Hölder­lin’s great po­ems ar­rived be­tween bouts of mad­ness. “In his last pro­duc­tive years,” Coet­zee writes, “Hölder­lin seems to have aban­doned the no­tion of the de­fin­i­tive, to have re­garded each seem­ingly com­pleted poem as merely a stop­ping place, a base from which to con­duct fur­ther raids on the un­said.” Coet­zee won­ders if the poet might have been feel­ing his way to­wards “a new aes­thet­ics of the frag­men­tary, and an ac­com­pa­ny­ing po­etic epis­te­mol­ogy of the flash­ing in­sight or vi­sion”. Coet­zee’s own trans­la­tions are of­fered as ex­pres­sions of Hölder­lin’s valiant en­gage­ment with the Greek gods who have for­saken hu­mankind. They are grand, al­most as if Coet­zee would have his own voic­ings par­tic­i­pate in Hölder­lin’s project.

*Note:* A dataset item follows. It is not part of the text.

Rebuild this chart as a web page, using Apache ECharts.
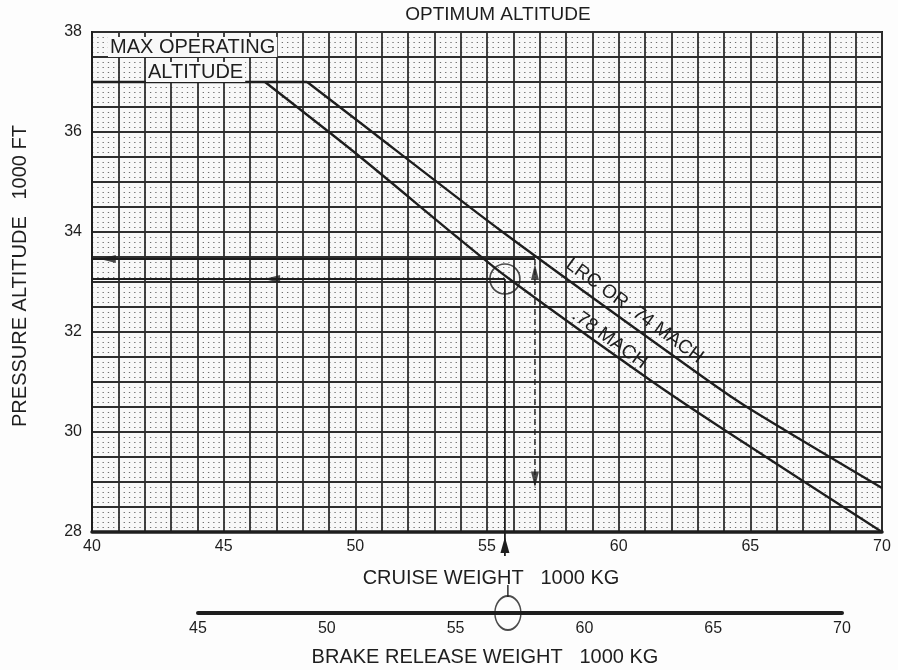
<!DOCTYPE html>
<html>
<head>
<meta charset="utf-8">
<script src="https://cdn.jsdelivr.net/npm/echarts@6/dist/echarts.min.js"></script>
<style>
html, body { margin: 0; padding: 0; background: #fff; }
#main { width: 898px; height: 670px; }
</style>
</head>
<body>
<div id="main"></div>
<script>
// cruise weight (1000 kg) against pressure altitude (1000 ft)
const lrcWeight = [48.17, 50, 55.49, 63.2, 64.99, 70];
const lrcAlt = [37.0, 36.26, 34.04, 31.1, 30.46, 28.88];
const m78Weight = [46.57, 50, 53.86, 55.75, 61.19, 63.96, 70];
const m78Alt = [37.0, 35.58, 33.9, 33.1, 31.04, 30.06, 28.0];
const maxOpWeight = [40, 48.17];
const maxOpAlt = [37, 37];

// worked example drawn on the chart
const exWeight = 55.68;
const exAlt = 33.06;
const topAlt = 33.46;
const dashWeight = 56.82;
const dashAlt = [33.46, 28.84];
const brakeWeight = 57.03;

const cruiseTicks = [40, 45, 50, 55, 60, 65, 70];
const altTicks = [28, 30, 32, 34, 36, 38];
const brakeTicks = [45, 50, 55, 60, 65, 70];

const FONT = "'Liberation Sans', Arial, sans-serif";
const INK = '#1e1e1e';
const PAPER = '#f8f8f8';

function zip(xs, ys) {
    return xs.map((x, i) => [x, ys[i]]);
}

let myChart = echarts.init(document.getElementById('main'));

const thin = { color: INK, width: 1.8 };

myChart.setOption({
    backgroundColor: '#fdfdfd',
    animation: false,
    grid: [
        { left: 92, right: 16, top: 32, bottom: 138, show: true, borderColor: INK, borderWidth: 2, backgroundColor: PAPER },
        { left: 198, right: 56, top: 611, height: 2 }
    ],
    xAxis: [
        {
            type: 'value', min: 40, max: 70, interval: 1, gridIndex: 0,
            axisLine: { show: true, lineStyle: { color: INK, width: 3.5 } },
            axisTick: { show: false },
            axisLabel: {
                color: INK, fontSize: 16, fontFamily: FONT, margin: 7,
                formatter: v => cruiseTicks.includes(v) ? String(v) : ''
            },
            splitLine: { show: true, lineStyle: { color: '#2e2e2e', width: 1.8 } },
            minorTick: { show: false, splitNumber: 5 },
            minorSplitLine: { show: false }
        },
        {
            type: 'value', min: 45, max: 70, interval: 5, gridIndex: 1,
            axisLine: { show: true, lineStyle: { color: INK, width: 4 } },
            axisTick: { show: false },
            axisLabel: {
                color: INK, fontSize: 16, fontFamily: FONT, margin: 8,
                formatter: v => brakeTicks.includes(v) ? String(v) : ''
            },
            splitLine: { show: false }
        }
    ],
    yAxis: [
        {
            type: 'value', min: 28, max: 38, interval: 0.5, gridIndex: 0,
            name: 'PRESSURE ALTITUDE   1000 FT',
            nameLocation: 'middle', nameGap: 62, nameRotate: 90,
            nameTextStyle: { color: INK, fontSize: 20, fontFamily: FONT, padding: [0, 0, 0, 12] },
            axisLine: { show: true, lineStyle: { color: INK, width: 2 } },
            axisTick: { show: false },
            axisLabel: {
                color: INK, fontSize: 16, fontFamily: FONT, margin: 10,
                formatter: v => altTicks.includes(v) ? String(v) : ''
            },
            splitLine: { show: true, lineStyle: { color: '#2e2e2e', width: 1.8 } },
            minorTick: { show: false, splitNumber: 5 },
            minorSplitLine: { show: true, lineStyle: { color: '#6e6e6e', width: 1.1, type: [1.3, 3.97] } }
        },
        { type: 'value', min: 0, max: 1, gridIndex: 1, show: false }
    ],
    series: [
        {
            name: 'LRC OR .74 MACH', type: 'line', data: zip(lrcWeight, lrcAlt),
            showSymbol: false, smooth: 0.25, lineStyle: { color: INK, width: 2.3 }, z: 5
        },
        {
            name: '.78 MACH', type: 'line', data: zip(m78Weight, m78Alt),
            showSymbol: false, smooth: 0.25, lineStyle: { color: INK, width: 2.3 }, z: 5
        },
        {
            name: 'MAX OPERATING ALTITUDE', type: 'line', data: zip(maxOpWeight, maxOpAlt),
            showSymbol: false, lineStyle: { color: INK, width: 2.6 }, z: 5
        },
        {
            type: 'line', data: [[40, exAlt], [exWeight, exAlt]],
            showSymbol: false, lineStyle: thin, z: 5
        },
        {
            type: 'line', data: [[40, topAlt], [dashWeight, topAlt]],
            showSymbol: false, lineStyle: thin, z: 5
        },
        {
            type: 'line', data: [[exWeight, exAlt], [exWeight, 28]],
            showSymbol: false, lineStyle: thin, z: 5
        },
        {
            type: 'line', data: [[dashWeight, dashAlt[0]], [dashWeight, dashAlt[1]]],
            showSymbol: false, lineStyle: { color: INK, width: 1.4, type: [6, 4] }, z: 5
        },
        {
            // arrow heads: [weight, altitude, rotation]
            type: 'scatter', symbol: 'triangle', symbolSize: [8, 16],
            symbolRotate: (v) => v[2],
            itemStyle: { color: INK },
            data: [[46.84, exAlt, 90], [40.6, topAlt, 90], [dashWeight, 33.2, 0], [dashWeight, 29.05, 180]],
            z: 6
        },
        {
            type: 'scatter', symbol: 'circle', symbolSize: 30,
            itemStyle: { color: 'rgba(0,0,0,0)', borderColor: INK, borderWidth: 1.6 },
            data: [[exWeight, exAlt]], z: 6
        },
        {
            type: 'scatter', xAxisIndex: 1, yAxisIndex: 1, symbol: 'circle', symbolSize: [26, 34],
            itemStyle: { color: 'rgba(0,0,0,0)', borderColor: INK, borderWidth: 1.6 },
            data: [[brakeWeight, 0]], z: 6
        }
    ]
});

// pieces that sit outside the plot, placed through the axes
const foot = myChart.convertToPixel({ gridIndex: 0 }, [exWeight, 28]);
const brake = myChart.convertToPixel({ gridIndex: 1 }, [brakeWeight, 0]);
const lrcLab = myChart.convertToPixel({ gridIndex: 0 }, [60.6, 32.42]);
const m78Lab = myChart.convertToPixel({ gridIndex: 0 }, [59.65, 31.86]);
const tilt = -36 * Math.PI / 180;

function label(text, x, y, size, extra) {
    return Object.assign({
        type: 'text', x: x, y: y, z: 20,
        style: { text: text, font: size + 'px ' + FONT, fill: INK, align: 'center', verticalAlign: 'middle' }
    }, extra || {});
}

myChart.setOption({
    graphic: [
        label('OPTIMUM ALTITUDE', 498, 15, 19),
        label('CRUISE WEIGHT   1000 KG', 491, 578, 20),
        label('BRAKE RELEASE WEIGHT   1000 KG', 485, 657, 20),
        {
            type: 'text', x: 108, y: 47, z: 20,
            style: { text: 'MAX OPERATING', font: '20px ' + FONT, fill: INK, align: 'left', verticalAlign: 'middle',
                     backgroundColor: PAPER, padding: [0, 2] }
        },
        {
            type: 'text', x: 146, y: 72, z: 20,
            style: { text: 'ALTITUDE', font: '20px ' + FONT, fill: INK, align: 'left', verticalAlign: 'middle',
                     backgroundColor: PAPER, padding: [0, 2] }
        },
        label('LRC OR .74 MACH', lrcLab[0], lrcLab[1], 19, { rotation: tilt }),
        label('.78 MACH', m78Lab[0], m78Lab[1], 19, { rotation: tilt }),
        {
            type: 'line', z: 10,
            shape: { x1: foot[0], y1: foot[1], x2: foot[0], y2: foot[1] + 24 },
            style: { stroke: INK, lineWidth: 1.8 }
        },
        {
            type: 'polygon', z: 10,
            shape: { points: [[foot[0], foot[1] + 5], [foot[0] - 4.5, foot[1] + 21], [foot[0] + 4.5, foot[1] + 21]] },
            style: { fill: INK }
        },
        {
            type: 'line', z: 10,
            shape: { x1: brake[0], y1: brake[1] - 28, x2: brake[0], y2: brake[1] - 16 },
            style: { stroke: INK, lineWidth: 1.4 }
        }
    ]
});
</script>
</body>
</html>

But ‘Trans­lat­ing Hölder­lin’ is not an im­pe­ri­ous es­say. It dawned on me while read­ing Late Es­says that Coet­zee’s cold style, the re­serve in it – a prod­uct of his for­mal in­tel­li­gence and a per­sona shaped by the cru­el­ties of his up­bring­ing – might mask a ten­der­ness he was de­prived of yet seeks to ex­press. He is ten­der, for in­stance, with Les Mur­ray (an­other writer flu­ent in sev­eral lan­guages), who has suf­fered from de­pres­sion, and who has writ­ten a whole book in which he en­ters the minds of an­i­mals. Coet­zee makes cor­rec­tive re­marks about Mur­ray’s bu­colic ide­alisms, and in a kind enough way urges him to let go of his grudges. He is full of praise for Mur­ray’s great com­mu­nal poem ‘The Bu­lade­lah-Ta­ree Hol­i­day Song Cy­cle’, which reaches back to Arn­hem Land’s ‘Song Cy­cle of the Moon-Bone’.

And Coet­zee has a spe­cial re­gard for the mys­te­ri­ous self­con­struc­tions of Ger­ald Mur­nane, a nov­el­ist who has made an oblique art of in­ner, ab­stract land­scapes. Even­tu­ally, Mur­nane, as ret­i­cent and as philo­soph­i­cally de­mand­ing a man as Coet­zee, gave up writ­ing fic­tion. Late in his life he asked him­self why he had ever started. Coet­zee points us to Mur­nane’s an­swer: with­out writ­ing he “would never be able to sug­gest to an­other per­son what I truly felt to­wards him or her”.

Late Es­says gives you the feel­ing that Coet­zee has come to look into the eyes of writ­ers, the bet­ter to read them with the jus­tice they de­serve for the bur­dens they carry.